Joeb Moore shares influences that contribute to his ecologically aware designs.
Moore Architecture House Design

Photography by Dave Sundberg/ESTO

Stone Acres Farm, Bridge House, T(EA)House are some of the projects conceived by Greenwich architectural and design firm Joeb Moore & Partners. Winner of more than 60 national, regional and state architectural design awards, Moore commutes from his lakeside midcentury modern house in Stamford to his Greenwich office and to teaching posts at Yale and Barnard.

The idyllic lake, woods, rocks, islands, caves and cliffs surrounding his Westchester boyhood home still inform Joeb Moore’s philosophy and designs. Embracing ecological thinking, he masterminds projects where land, climate, plants, architecture and landscape work together, responding to the environment and ecologies of place. Recognizing the discord between “house” and “home,” his firm tackles the challenges of dwelling and the search for connection and meaning—seeing a structure not so much as a place but as a journey through time and culture, “a search for homecoming that confronts us with a deeper understanding of ourselves, the world and others.”

Polished Boxes In Warehosue

Photography by Paul Joseph

1. What artwork influences you?
In Marfa, TX, Donald Judd has filled a warehouse with polished boxes with different angles and reposes that reflect the buildings seen outside, so the micro and macro interact, expanding ideas about the interdependence and relationships of art, landscape and architecture.

2. What building materials do you favor using?
I like to work with materials and textures that contrast—concrete next to a soft wood or an abstract stucco plane against a deteriorated aged garden wood wall.

Moore Interior House Design Model

Photography by JM&P

3. What is a go-to teaching tool?
A sectional model is a powerful tool to help students understand that every building’s design should speak to us of who we are and who we might become.

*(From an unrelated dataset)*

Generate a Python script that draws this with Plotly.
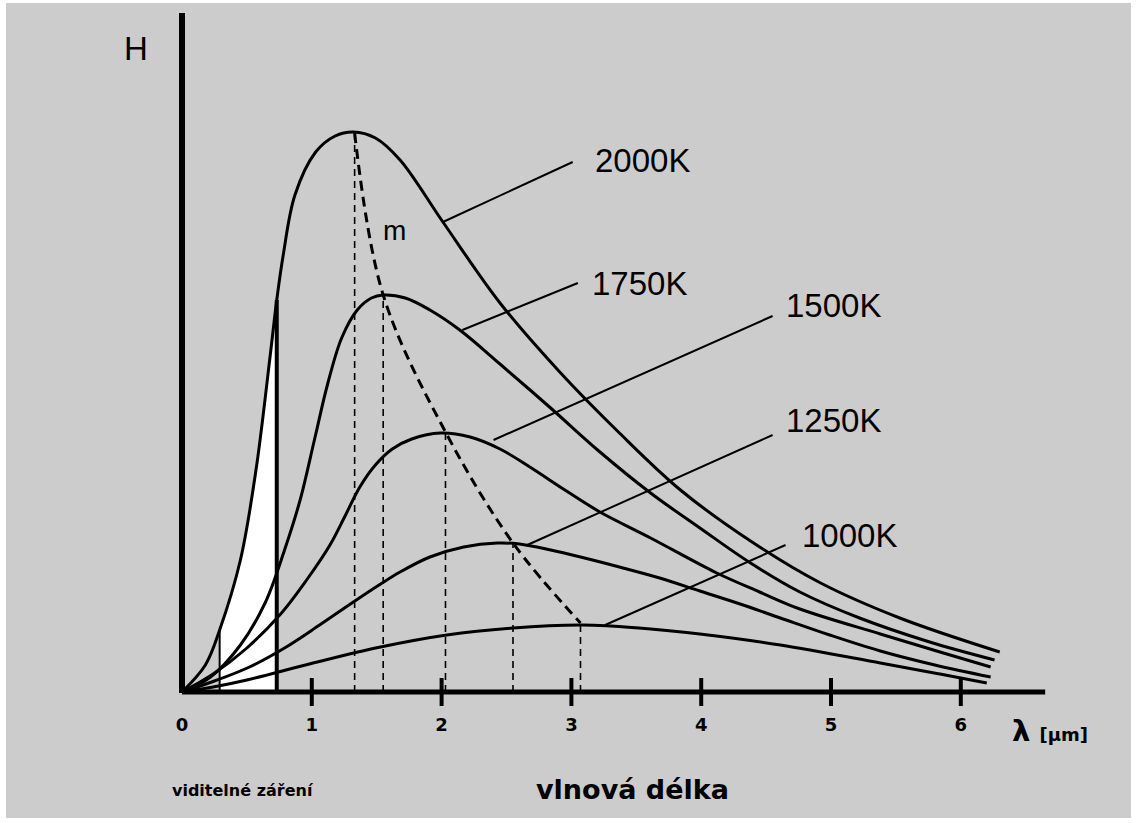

A building that gives form to the future and the past.

4. What is a place that transports and moves you?
At the Noguchi Museum, a garden combines landscape, art and architecture into a social and meditative space.

Birds Eyeview Of Landscape

Site Plan by JM&P with Reed Hildebrand

5. What is a primary feature of the Stone Acres Farm framework plan?
The key concept was to re-energize and amplify the historic Pentway cattle path as the organizing and spatial path that would reveal the past, present and future, both culturally and environmentally of the farmstead campus.

Lamps

Courtesy of the Moma design store

6. What is a favorite furniture design?
Noguchi’s Akari lights—they are luminous and delicate. I like to bring out their lightness by contrasting them with something weighty.